Tips to treat scale on rose bushes
Picture: Deryn Thorpe

Scale is a common blight on rose bushes but the problem is a simple one to manage.

This is about the best time of the year to see what's attacking your rose bushes because the plants should be bare after pruning and pests can be seen on the stems.

One of the most common pests that will be found is rose scale (Aulacaspis rosae), which not only affects roses but all the berry bushes.

The female scale is only 2mm long, circular and a cream colour. The actual insect is underneath the scale and is a brownish/red colour with a segmented, long thin body. The males are elongated and white, only 1mm long with wings. Unless you have a good magnifying glass they will just look like small white dots you can scrape off with your nail.

It's a bit tough for males in the scale world. They don't even have mouth parts so they can't feed; their sole purpose is to breed and they only live for two days. At least they get a set of wings to party with before they perish.

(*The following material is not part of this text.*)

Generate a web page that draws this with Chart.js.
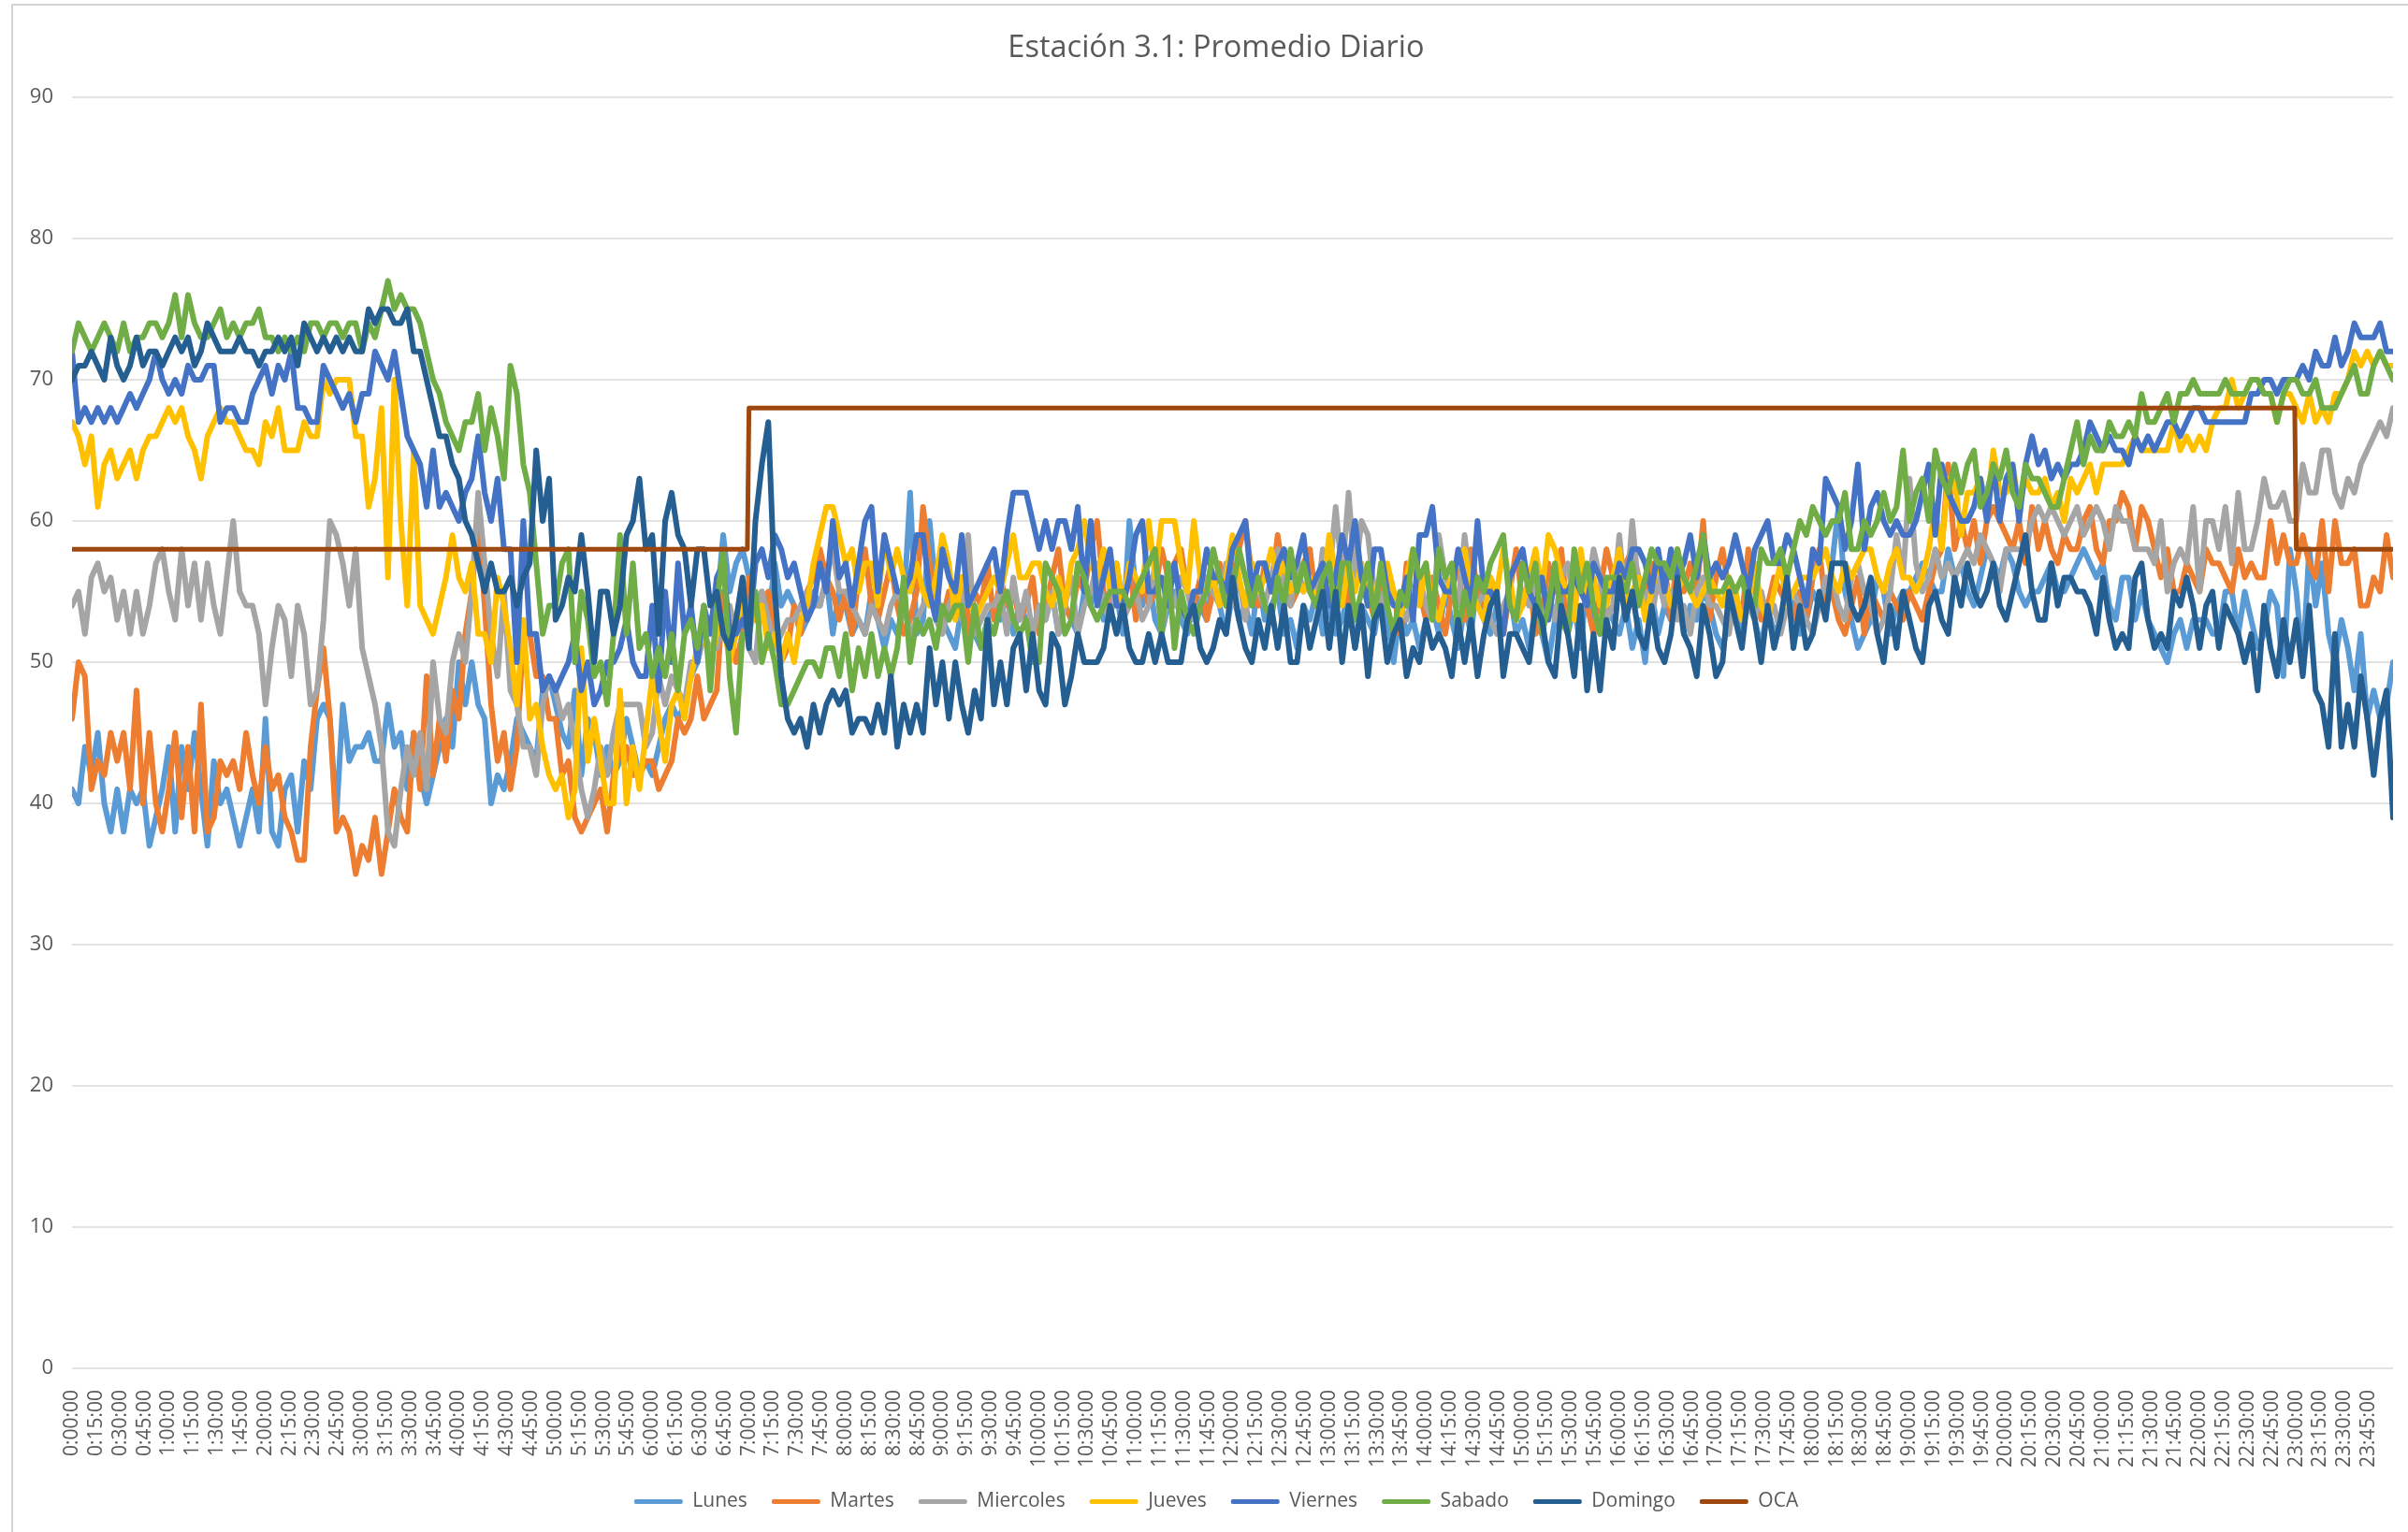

The female scale lays eggs, usually on the lower part of the rose bush, and she can lay several generations a year. Interestingly, as soon as the eggs develop into crawlers they move away from their mothers to another part of the rose bush. Perhaps our adult children still living at home could replicate this practice.

Rose scale is easy to manage though as it's sedentary and usually only seen on weak plants.

You can simply scrape them off with a brush, spray with eco-oil or wait for the many natural predators to knock them off for you.